Für die Aerosuisse sind Volksabstimmungen über Armeematerialbeschaffungen nicht notwendig. Die Bevölkerung müsse sich dazu äussern können, ob sie eine Armee wolle oder nicht. Die Volksrechte würden über das Instrument der Initiative immer gewahrt bleiben.
Die Schweizerische Offiziersgesellschaft (SOG) plädiert für ein variables Kostendach von bis zu sieben Milliarden Franken für die Beschaffung neuer Kampfflugzeuge. Der Entwurf zum Planungsbeschluss sollte dem Bundesrat schon Anfang Juli statt erst Anfang September vorgelegt werden.

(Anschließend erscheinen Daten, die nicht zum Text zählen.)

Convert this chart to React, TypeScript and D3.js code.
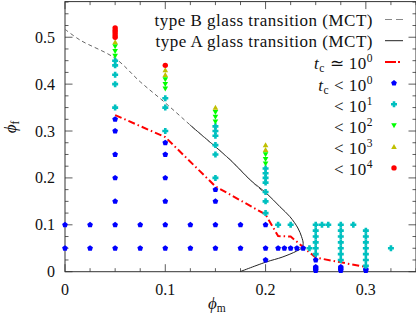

Die sechs Milliarden Franken stellten eine kritische Limite dar, die den Handlungsspielraum für Bundesrat und Parlament in einem frühen Stadium unnötig einschränkten, heisst es in einer Mitteilung der SOG vom Donnerstag. Mit dem Geld liessen sich keine vierzig Kampfjets kaufen - es sei denn, man schwenke zum Vornherein auf die billigste Lösung ein.
Eine solch künstliche Limite könne eine nicht ungefährliche Typendiskussion präjudizieren. Mit nur sechs Milliarden Franken werde die Schweiz letztlich über eine begrenzte Luftwaffe verfügen, da mit weniger als vierzig Kampfjets die Wahrung der Lufthoheit nachhaltig nicht möglich sei.
Die parallel für ein neues System zur bodengestützten Luftverteidigung grösserer Reichweite (Bodluv) via Rüstungsprogramm veranschlagten restlichen zwei Milliarden Franken bestätigten die Vorbehalte der SOG, eine derart strikte finanzielle Trennlinie zu ziehen, bevor die beiden System evaluiert und beurteilt worden seien.
Wenig abgewinnen kann die SOG auch dem Entscheid, die Kompensation mit Offset-Geschäften auf 60 Prozent zu reduzieren. Vielmehr erachtet die Offiziersgesellschaft den bisherigen Standard von 100 Prozent als wichtig, weil er die Sicherheit der Schweiz stärke und der einheimischen Rüstungsindustrie Chancen eröffne.
Der vom Bundesrat gefällte Richtungsentscheid zur Modernisierung der Bodentruppen, basierend auf dem hybriden Kriegsbild und einem Investitionsbedarf von bis zu sechs Milliarden Franken, beurteilt die SOG für grundsätzlich akzeptabel. Trotzdem sollte die Variante mit einer Erhöhung des Sollbestandes von 100'000 auf 120'000 und einem Investitionsbedarf von bis zu rund neun Milliarden Franken als mögliche Alternative vorderhand nicht ausser acht gelassen werden.